Par conséquent, les éléments nécessaires sont déjà là – réglementations, codes de conduite, déclarations de vision/mission des entreprises, normes environnementales, outils technologiques, etc. Il existe des directives pour établir des normes de gestion des risques, telles que la doctrine Caremark, la doctrine de la confiance publique et le principe du pollueur-payeur. Ces directives aident à évaluer et à réduire les risques associés aux activités des entreprises.

Avant l’émergence de l’ESG, les entreprises étaient invitées à adopter des comportements responsables sans que cela ne soit lié à des risques ou des opportunités commerciales. Ce qui rend l’ESG unique, c’est que les entreprises l’utilisent pour évaluer les risques et les opportunités liés à leur activité. Cette approche trouve davantage d’écho auprès de la communauté des affaires. Si certaines entreprises utilisent déjà ces outils, elles atteignent déjà les objectifs fondamentaux de l’ESG.

Alors, que manque-t-il?

Ce qui manque, c’est un reporting “réel”, une responsabilisation et des conséquences concrètes en cas de non-respect des règles.

Cela ne sera pas atteint avec des remises de prix, des rapports annuels ou des conférences. Il est impératif de réaliser une cartographie rigoureuse des normes existantes et des standards de gestion des risques existants pour vérifier leur application effective par les entreprises et corriger tout écart constaté.

Encore une fois, ce n’est pas nouveau, mais peut-être que la focalisation sur l’ESG incitera un plus grand nombre d’entreprises à se conformer réellement ? Les réglementations partout dans le monde (en particulier en Europe) évoquent désormais des conséquences réelles en cas de non-conformité. Reste à voir si cela encouragera la conformité ou si cela se résumera à une simple case à cocher.

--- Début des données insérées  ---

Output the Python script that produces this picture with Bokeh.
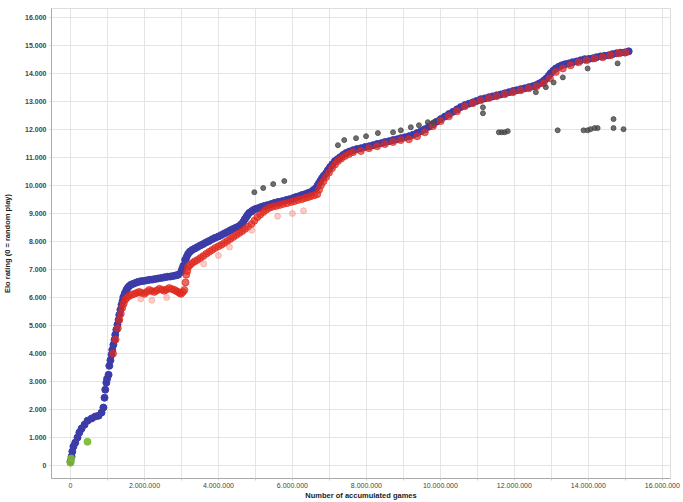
from bokeh.plotting import figure
from bokeh.models import FixedTicker, Range1d
from bokeh.embed import file_html
from bokeh.resources import INLINE

# Blue series (upper edge of band)
blue_games = [0, 30000, 50000, 80000, 130000, 190000, 240000, 300000, 380000, 460000,
              570000, 670000, 760000, 840000, 890000, 920000, 940000, 970000, 990000, 1030000, 1050000,
              1080000, 1110000, 1130000, 1160000, 1190000, 1210000, 1240000, 1270000, 1300000, 1320000,
              1350000, 1380000, 1410000, 1430000, 1470000, 1510000, 1550000, 1590000, 1640000, 1700000,
              1770000, 1840000, 1900000, 1970000, 2050000, 2130000, 2210000, 2290000, 2370000, 2460000,
              2540000, 2620000, 2700000, 2780000, 2850000, 2910000, 2990000, 3020000, 3050000,
              3100000, 3140000, 3180000, 3230000, 3290000, 3360000, 3430000, 3510000, 3590000, 3670000,
              3750000, 3830000, 3910000, 4000000, 4080000, 4160000, 4240000, 4320000, 4400000,
              4480000, 4560000, 4620000, 4670000, 4710000, 4750000, 4790000, 4830000, 4890000, 4940000,
              5000000, 5070000, 5150000, 5240000, 5330000, 5430000, 5520000, 5610000, 5720000, 5830000,
              5920000, 6020000, 6100000, 6180000, 6260000, 6340000, 6420000, 6500000, 6570000, 6640000,
              6680000, 6720000, 6760000, 6800000, 6850000, 6910000, 6960000, 7020000, 7080000, 7150000,
              7220000, 7290000, 7370000, 7450000, 7540000, 7640000, 7740000, 7850000, 7960000, 8070000,
              8180000, 8290000, 8400000, 8500000, 8610000, 8720000, 8830000, 8930000, 9040000, 9150000,
              9260000, 9370000, 9480000, 9580000, 9690000, 9800000, 9900000, 10010000, 10120000, 10230000,
              10340000, 10450000, 10550000, 10660000, 10770000, 10880000, 10980000, 11090000, 11200000, 11310000,
              11410000, 11520000, 11630000, 11740000, 11850000, 11960000, 12060000, 12170000, 12280000, 12390000,
              12490000, 12580000, 12660000, 12740000, 12810000, 12870000, 12930000, 12980000, 13050000, 13120000,
              13200000, 13280000, 13370000, 13470000, 13570000, 13680000, 13790000, 13900000, 14010000, 14120000,
              14220000, 14330000, 14440000, 14550000, 14650000, 14760000, 14870000, 14980000, 15090000]
blue_elo = [140, 320, 500, 680, 820, 1000, 1180, 1320, 1460, 1600,
            1680, 1750, 1780, 1890, 2070, 2420, 2710, 2960, 3100, 3240, 3560,
            3760, 3960, 4130, 4310, 4490, 4670, 4850, 5030, 5200, 5380,
            5560, 5740, 5880, 6020, 6150, 6270, 6350, 6410, 6460, 6490,
            6530, 6560, 6580, 6590, 6610, 6630, 6640, 6660, 6680, 6700,
            6720, 6740, 6750, 6770, 6790, 6810, 6910, 7020, 7130,
            7340, 7450, 7560, 7640, 7700, 7750, 7800, 7860, 7910, 7970,
            8020, 8080, 8130, 8180, 8230, 8290, 8340, 8400, 8450,
            8500, 8550, 8620, 8700, 8790, 8870, 8950, 9020, 9070, 9120,
            9160, 9190, 9230, 9270, 9300, 9340, 9380, 9410, 9440, 9480,
            9510, 9550, 9590, 9620, 9660, 9690, 9730, 9770, 9840, 9910,
            10000, 10090, 10170, 10260, 10350, 10440, 10550, 10660, 10760, 10870,
            10940, 11010, 11090, 11160, 11210, 11260, 11300, 11330, 11370, 11400,
            11440, 11480, 11510, 11550, 11580, 11620, 11650, 11690, 11720, 11760,
            11810, 11870, 11940, 12010, 12100, 12190, 12280, 12370, 12460, 12550,
            12630, 12720, 12800, 12870, 12920, 12970, 13020, 13080, 13110, 13150,
            13180, 13220, 13250, 13290, 13330, 13370, 13400, 13440, 13470, 13510,
            13540, 13580, 13630, 13690, 13760, 13830, 13920, 14010, 14100, 14180,
            14240, 14290, 14330, 14360, 14400, 14430, 14470, 14510, 14520, 14540,
            14580, 14610, 14630, 14650, 14690, 14720, 14740, 14750, 14790]

# Red series (lower edge of band)
red_games = [1150000, 1220000, 1280000, 1320000, 1360000, 1400000, 1440000, 1480000, 1530000, 1590000,
             1660000, 1730000, 1800000, 1860000, 1930000, 2000000, 2060000, 2130000, 2200000, 2270000,
             2330000, 2400000, 2470000, 2540000, 2600000, 2670000, 2740000, 2810000, 2860000, 2910000,
             2950000, 2990000, 3040000, 3080000, 3110000, 3130000, 3160000, 3180000, 3230000, 3290000,
             3360000, 3430000, 3510000, 3590000, 3670000, 3750000, 3830000, 3910000, 4000000, 4080000,
             4160000, 4240000, 4320000, 4400000, 4480000, 4560000, 4640000, 4720000, 4800000, 4890000,
             4970000, 5050000, 5130000, 5210000, 5290000, 5370000, 5460000, 5560000, 5650000, 5750000,
             5850000, 5960000, 6050000, 6150000, 6250000, 6340000, 6420000, 6500000, 6590000, 6670000,
             6720000, 6770000, 6840000, 6910000, 6990000, 7070000, 7150000, 7230000, 7320000, 7420000,
             7530000, 7640000, 7850000, 8070000, 8290000, 8500000, 8720000,
             8930000, 9150000, 9370000, 9580000, 9800000, 10010000, 10230000, 10450000, 10660000, 10880000,
             11090000, 11310000, 11520000, 11740000, 11960000, 12170000, 12390000, 12600000, 12790000, 12960000,
             13120000, 13310000, 13520000, 13740000, 13950000, 14170000, 14390000, 14600000, 14820000, 15010000]
red_elo = [4000, 4500, 4900, 5200, 5420, 5630, 5780, 5920, 6000, 6060,
           6100, 6130, 6170, 6200, 6160, 6130, 6200, 6270, 6230, 6200,
           6250, 6310, 6280, 6240, 6290, 6340, 6300, 6270, 6230, 6200,
           6160, 6130, 6200, 6270, 6540, 6810, 6950, 7090, 7160, 7230,
           7290, 7340, 7410, 7480, 7560, 7630, 7700, 7770, 7830, 7880,
           7950, 8020, 8090, 8160, 8230, 8300, 8370, 8450, 8530, 8620,
           8740, 8870, 8960, 9050, 9130, 9200, 9240, 9270, 9300, 9340,
           9370, 9410, 9440, 9480, 9510, 9550, 9580, 9620, 9650, 9690,
           9850, 10010, 10150, 10300, 10460, 10620, 10750, 10870, 10960, 11050,
           11120, 11190, 11230, 11330, 11400, 11480, 11550,
           11620, 11650, 11760, 11900, 12120, 12300, 12470, 12650, 12830, 12940,
           13040, 13120, 13190, 13260, 13330, 13400, 13470, 13540, 13650, 13830,
           14050, 14180, 14290, 14400, 14470, 14540, 14580, 14650, 14720, 14750]

# Faint red stragglers below the band
faint_games = [1900000, 2200000, 2600000, 3600000, 4000000, 4300000, 4900000, 5600000, 6000000, 6300000]
faint_elo = [5950, 5900, 6000, 7200, 7500, 7800, 8400, 8900, 9000, 9100]

# Grey outliers
grey_games = [4970000, 5210000, 5480000, 5780000, 7230000, 7400000, 7720000, 7990000, 8310000, 8720000,
              8930000, 9200000, 9420000, 9660000, 9820000, 11150000, 11150000, 12580000, 12850000, 13060000,
              13310000, 13980000, 14790000, 11580000, 11660000, 11740000, 11820000, 13170000, 13870000, 13980000,
              14060000, 14170000, 14250000, 14680000, 14680000, 14950000]
grey_elo = [9760, 9910, 10050, 10160, 11440, 11620, 11690, 11760, 11870, 11900,
            11970, 12080, 12150, 12260, 12260, 12790, 12580, 13330, 13510, 13680,
            13860, 14180, 14360, 11900, 11900, 11900, 11940, 11970, 11970, 11970,
            12010, 12050, 12050, 12370, 12050, 12010]

# Green starting points
green_games = [0, 20000, 460000]
green_elo = [100, 250, 850]

x_ticks = list(range(0, 16000001, 1000000))
x_labels = {t: ("{:,}".format(t).replace(",", ".") if (t // 1000000) % 2 == 0 else "") for t in x_ticks}
y_ticks = list(range(0, 16001, 1000))
y_labels = {t: "{:,}".format(t).replace(",", ".") for t in y_ticks}

p = figure(width=683, height=502, output_backend="svg", toolbar_location=None,
           x_range=Range1d(-513000, 16220000), y_range=Range1d(-463, 16320),
           min_border_left=50, min_border_right=13, min_border_top=8, min_border_bottom=23)

p.scatter(blue_games, blue_elo, size=7, color="#3c3ca8", alpha=1.0, marker="circle")
p.scatter(red_games, red_elo, size=7, color="#e02a1e", alpha=0.7, marker="circle")
p.scatter(faint_games, faint_elo, size=6, color="#f07060", alpha=0.35, marker="circle")
p.scatter(grey_games, grey_elo, size=5, color="#4a4a4a", alpha=0.8, marker="circle")
p.scatter(green_games, green_elo, size=7, color="#7ab830", alpha=0.9, marker="circle")

p.xaxis.ticker = FixedTicker(ticks=x_ticks)
p.xaxis.major_label_overrides = x_labels
p.yaxis.ticker = FixedTicker(ticks=y_ticks)
p.yaxis.major_label_overrides = y_labels
p.xaxis.minor_tick_line_color = None
p.yaxis.minor_tick_line_color = None

p.xaxis.axis_label = "Number of accumulated games"
p.yaxis.axis_label = "Elo rating (0 = random play)"
for ax in (p.xaxis, p.yaxis):
    ax.axis_label_text_font = "Liberation Sans"
    ax.axis_label_text_font_style = "bold"
    ax.axis_label_text_font_size = "7.5px"
    ax.axis_label_text_color = "#222222"
    ax.major_label_text_font = "Liberation Sans"
    ax.major_label_text_font_size = "7px"
    ax.major_label_text_color = "#444444"
    ax.axis_line_color = "#aaaaaa"
    ax.major_tick_line_color = "#cccccc"
    ax.major_tick_out = 2
    ax.major_tick_in = 0
p.xaxis.major_label_standoff = 2
p.xaxis.axis_label_standoff = 0
p.yaxis.major_label_standoff = 3
p.yaxis.axis_label_standoff = 10
p.yaxis.major_label_text_font_style = "bold"

p.xgrid.grid_line_color = "#e4e4e4"
p.ygrid.grid_line_color = "#e4e4e4"
p.outline_line_color = "#dddddd"
p.background_fill_color = "white"
p.border_fill_color = "white"

open("out.html", "w").write(file_html(p, INLINE))
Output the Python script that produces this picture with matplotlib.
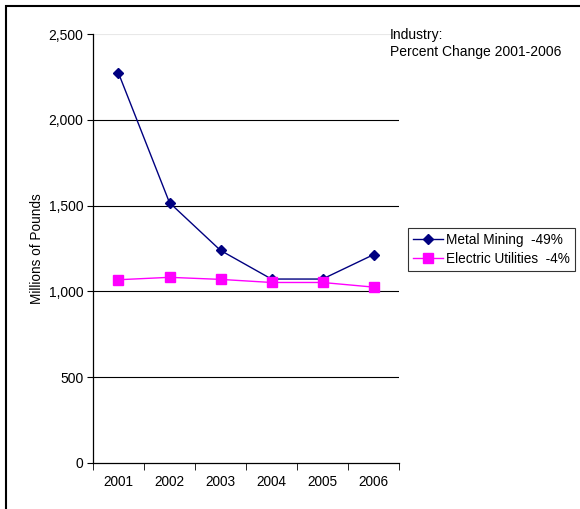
import matplotlib
matplotlib.use("Agg")
from matplotlib import pyplot as plt
from matplotlib.patches import Rectangle

years = ["2001", "2002", "2003", "2004", "2005", "2006"]
metal_mining = [2272, 1517, 1239, 1072, 1072, 1214]
electric_utilities = [1068, 1082, 1070, 1052, 1052, 1025]
series_labels = ["Metal Mining  -49%", "Electric Utilities  -4%"]
yticks = [0, 500, 1000, 1500, 2000, 2500]

plt.rcParams['font.family'] = ['Liberation Sans', 'DejaVu Sans']

fig = plt.figure(figsize=(5.8, 5.09), dpi=100)
ax = fig.add_axes([93 / 580, 1 - 463 / 509, 306 / 580, 429 / 509])

# outer chart border (cut off at right and bottom like the original)
fig.patches.append(Rectangle((6 / 580, -0.1), 1.2, 1 - 6 / 509 + 0.1,
                             transform=fig.transFigure, fill=False,
                             edgecolor='black', linewidth=1.5))

x = range(len(years))
ax.plot(x, metal_mining, color='#000080', marker='D', markersize=5,
        linewidth=1, label=series_labels[0])
ax.plot(x, electric_utilities, color='#FF00FF', marker='s', markersize=6.5,
        linewidth=1, label=series_labels[1])

ax.set_xlim(-0.5, len(years) - 0.5)
ax.set_ylim(0, 2500)
ax.set_yticks(yticks)
ax.set_yticklabels([f"{v:,}" for v in yticks], fontsize=10)
ax.set_xticks(list(x))
ax.set_xticklabels(years, fontsize=9.8)
ax.set_xticks([i - 0.5 for i in range(len(years) + 1)], minor=True)
ax.tick_params(axis='x', which='major', length=0, pad=9)
ax.tick_params(axis='x', which='minor', length=5, direction='out', color='black')
ax.tick_params(axis='y', length=4, direction='out', color='black', pad=3)

for v in yticks[1:-1]:
    ax.axhline(v, color='black', linewidth=0.8, zorder=0)
ax.axhline(2500, color='#e8e8e8', linewidth=0.8, zorder=0)

ax.spines['top'].set_visible(False)
ax.spines['right'].set_visible(False)
ax.spines['left'].set_linewidth(0.9)
ax.spines['bottom'].set_linewidth(0.9)

ax.set_ylabel("Millions of Pounds", fontsize=9.8, labelpad=3)

fig.text(390 / 580, 1 - 28 / 509, "Industry:\nPercent Change 2001-2006",
         fontsize=10, va='top', ha='left', linespacing=1.3)

leg = ax.legend(loc='upper left', bbox_to_anchor=(408 / 580, 1 - 228 / 509),
                bbox_transform=fig.transFigure, fontsize=9.8, frameon=True,
                fancybox=False, borderpad=0.35, handlelength=2.2,
                handletextpad=0.25, labelspacing=0.4, borderaxespad=0)
leg.get_frame().set_edgecolor('black')
leg.get_frame().set_linewidth(0.8)

fig.savefig("out.png", dpi=100)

De même, pour l’évaluation et la gestion des risques, les conseils d’administration, les auditeurs, les juristes devront tenir compte des “conséquences” ESG, ce qui pourrait influencer les rapports et les décisions basées sur ces rapports. 

Bien que la conformité ESG (une réglementation déjà existante repackagée) ait été introduite dans de nouvelles règlementations, l’évaluation et la gestion des risques sont difficiles à transposer dans des normes prescriptives. À moins que la direction des entreprises n’adopte cela comme une partie intégrante de leur processus décisionnel (sur la base de normes déjà existantes), il sera difficile de les définir clairement. Cela reste le point faible de la concrétisation de l’ESG.

Utopie

Nous pensons que la plupart des principes de l’ESG qui circulent actuellement ne sont pas nouveaux. Ce qui est nouveau, c’est que les entreprises sont de plus en plus jugées sur ce point, non seulement par les organismes régulateurs, les tribunaux, mais aussi par la société. 

Il y a un risque que la mise en œuvre de l’ESG devienne une opération de communication, sans évaluation concrète et sans conséquences réelles. 

Pour que les principes ESG (qui existent depuis des décennies)

s’intègrent réellement dans les décisions de gestion des entreprises, il est essentiel que celles-ci les considèrent comme faisant partie de leur ADN d’entreprise (comme le font déjà certaines depuis très longtemps). 

Lorsque les marchés valorisent ces entreprises qui « concrétisent l’ESG » (ou décotent celles qui n’appliquent pas l’ESG) sur la base de critères tangibles, c’est alors qu’il y a une véritable convergence entre des forces apparemment opposées que sont la mise en œuvre de l’ESG et de la rentabilité.